Nesim protested, violently slashing both Donwell and John himself with the cane. Turning to shield his lieutenant, John caught Higgins’ eye. As Nesim’s attention flickered between John and Dion, Higgins moved with cat-footed stealth behind the jailer’s back. “He say he did not know we meant this one,” Dion translated, his lip curling at the obvious lie. “He say he have some pretty young boy, just for you. Sweet like apricots. But for this one three hundred is not enough. He wants one thousand.”

As Donwell leaned limply on him, John could feel the heaving breaths through his own ribs. The man’s burned skin was feverish against his own. He could feel too the thinness of the wrist he held, the skeletal lightness of the chest beneath his other arm. Donwell’s hair and ten day growth of beard stood out in heavy spikes, stiff with blood. John’s heart smoldered in his chest like one of the ovens, but the smoke of fury mingled with a perverse pride.
They couldn’t tame you, could they? I thought as much.
“Higgins,” he said.

As Higgins’ pistol nudged him in the back, Nesim stiffened comically. “Explain his position to him, if you please,” John said. “I believe he has misunderstood my terms.”

In the end it was far easier than John had feared. Clasping Nesim in a brotherly embrace that kept the concealed pistol pressed meaningfully into his spine, Higgins’ dumb eloquence proved persuasive.

“Out through the graveyard, I think,” John instructed, lifting the long robe from Naftali’s shoulders and wrapping it around Donwell to conceal him. “There, he looks like just another dead slave. Nothing to worry about. Kelly, Naftali, you carry him. Dion, scout ahead. If the pistol in his back is not argument enough, I will also cover Nesim. Please tell him that if he opens his mouth, even to breathe, I will shoot.”

Donwell made a terribly convincing corpse as they walked out of the pens as unchallenged as they had entered. Tension crushed John’s back and shoulders as he waited for an outcry that did not come. A smell of cinnamon and sweat drifted from Nesim, whose cheek glimmered wet in the moonlight.

The tension wound to a pitch as they passed the pit where the city’s dogs dug and fought over bones. Sordid little monuments topped with spat out date stones loomed, crumbling, in the night, and still silence followed them. As they crossed to the parks and silent, cube-like mausoleums of the well-to-do, shadows moved as vagrants laying in the well-tended doorways scrambled out of their way. Despite the lack of pursuit, fear, primeval and irrational, made John’s spine tingle cold in the sweltering night.

The locked gate of the city wall yielded to a crowbar. He shut it behind them with sweaty hands and led the rescue party on its long, burdened walk back to the cove, the threat of discovery padding behind like a hunting lion.

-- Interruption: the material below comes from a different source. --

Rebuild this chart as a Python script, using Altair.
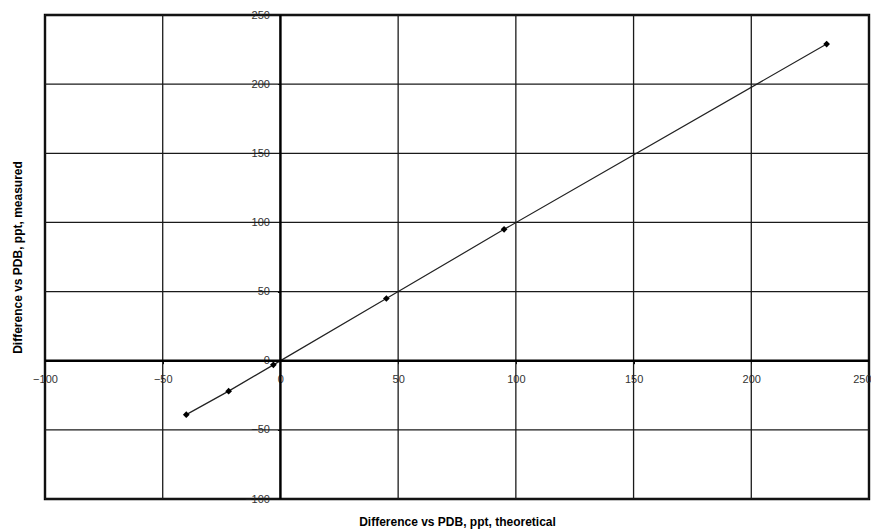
import altair as alt
import pandas as pd

# Data
x_theoretical = [-40, -22, -3, 45, 95, 232]
y_measured = [-39, -22, -3, 45, 95, 229]
tick_values = [-100, -50, 0, 50, 100, 150, 200, 250]
zero_value = [0]

x_domain = [-100, 250]
y_domain = [-100, 250]

W, H = 824, 484
FONT = "Liberation Sans"

pts = pd.DataFrame({"x": x_theoretical, "y": y_measured})
ticks = pd.DataFrame({"x": tick_values, "y": tick_values})
zero = pd.DataFrame({"x": zero_value, "y": zero_value})

xs = alt.Scale(domain=x_domain, nice=False, zero=False)
ys = alt.Scale(domain=y_domain, nice=False, zero=False)

# offsets so the label axes sit on the zero lines
y_axis_off = -W * (0 - x_domain[0]) / (x_domain[1] - x_domain[0])
x_axis_off = -H * (0 - y_domain[0]) / (y_domain[1] - y_domain[0])

last_test = f"datum.value == {x_domain[1]}"

x_axis = alt.Axis(
    orient="bottom", offset=x_axis_off, values=tick_values, grid=False,
    domain=False, ticks=True, tickSize=3, tickColor="black",
    labelPadding=10, labelFont=FONT, labelFontSize=11, labelColor="#333",
    labelFlush=False, labelOverlap=False, labelBound=False,
    labelAlign={"condition": {"test": last_test, "value": "right"}, "value": "center"},
    labelOffset={"condition": {"test": last_test, "value": 2}, "value": 0},
    title="Difference vs PDB, ppt, theoretical", titleFont=FONT,
    titleFontSize=12, titleFontWeight="bold", titleColor="black",
    titleX=W / 2, titleY=(506 - (H + x_axis_off)), titleBaseline="middle",
    titleAlign="center",
)
y_axis = alt.Axis(
    orient="left", offset=y_axis_off, values=tick_values, grid=False,
    domain=False, ticks=True, tickSize=3, tickColor="black",
    labelPadding=8, labelFont=FONT, labelFontSize=11, labelColor="#333",
    labelFlush=False, labelOverlap=False, labelBound=False,
    title="Difference vs PDB, ppt, measured", titleFont=FONT,
    titleFontSize=12, titleFontWeight="bold", titleColor="black",
    titleX=(17 - 45) + y_axis_off, titleY=H / 2, titleAngle=-90,
    titleBaseline="middle", titleAlign="center",
)

X = alt.X("x:Q", scale=xs, axis=x_axis)
Y = alt.Y("y:Q", scale=ys, axis=y_axis)

vgrid = alt.Chart(ticks).mark_rule(color="#1a1a1a", strokeWidth=1.3).encode(x=X)
hgrid = alt.Chart(ticks).mark_rule(color="#1a1a1a", strokeWidth=1.3).encode(y=Y)
vzero = alt.Chart(zero).mark_rule(color="black", strokeWidth=2.4).encode(x=X)
hzero = alt.Chart(zero).mark_rule(color="black", strokeWidth=2.4).encode(y=Y)

line = alt.Chart(pts).mark_line(color="#222", strokeWidth=1.2).encode(x=X, y=Y)
points = alt.Chart(pts).mark_point(
    shape="diamond", filled=True, size=45, color="black", opacity=1
).encode(x=X, y=Y)

chart = (
    alt.layer(line, points, vgrid, hgrid, vzero, hzero)
    .properties(
        width=W, height=H,
        autosize=alt.AutoSizeParams(type="none"),
        padding={"left": 37, "top": 7, "right": 2, "bottom": 32},
        background="white",
    )
    .configure_view(stroke="black", strokeWidth=2.4)
)

chart.save("out.html", embed_options={"renderer": "svg", "actions": False})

They left Nesim on the beach, fingering a small bag of gold and looking like a man who feels a change of career coming on. Then, dawn rising on their left, they sailed out for two hours, until—half way to Tizi Ouzou, it seemed—a glass showed the off-white triangles of the
Meteor
’s sails coming to meet them.

Sunrise’s bright citrine light danced on the water. Armitage’s face, for once open as he reveled in being left in charge, looked over as they hailed.

“A rope here!” shouted John, making it fast under Donwell’s arms to pull him on board. As he did so, Donwell stirred, leaning into him, gingerly settling his swollen face on John’s shoulder.

“Captain?” His small whisper, dry and cracked as picked bone, plucked at John’s heart.
“You’re safe now, Lieutenant.” A wave of pity and strange tenderness washed over him. Then he stirred himself, made the rope fast with a hitch, and signaled for the crew on deck to pull the man on board. By the time he had run up the side himself, they had lowered Donwell down into the main hatch, and all he saw was the lace on Mrs. Harper’s bonnet, white as the spray, disappearing after him.
John straightened up, looked at the grim faces that surrounded him, and grinned. The expression spread, until finally the ship’s crew put him in mind of a pool of piranhas gently holding station as they watched the descent of an unwary foot.
“We will bend on the red sails,” he said. “And then you may clear for action.”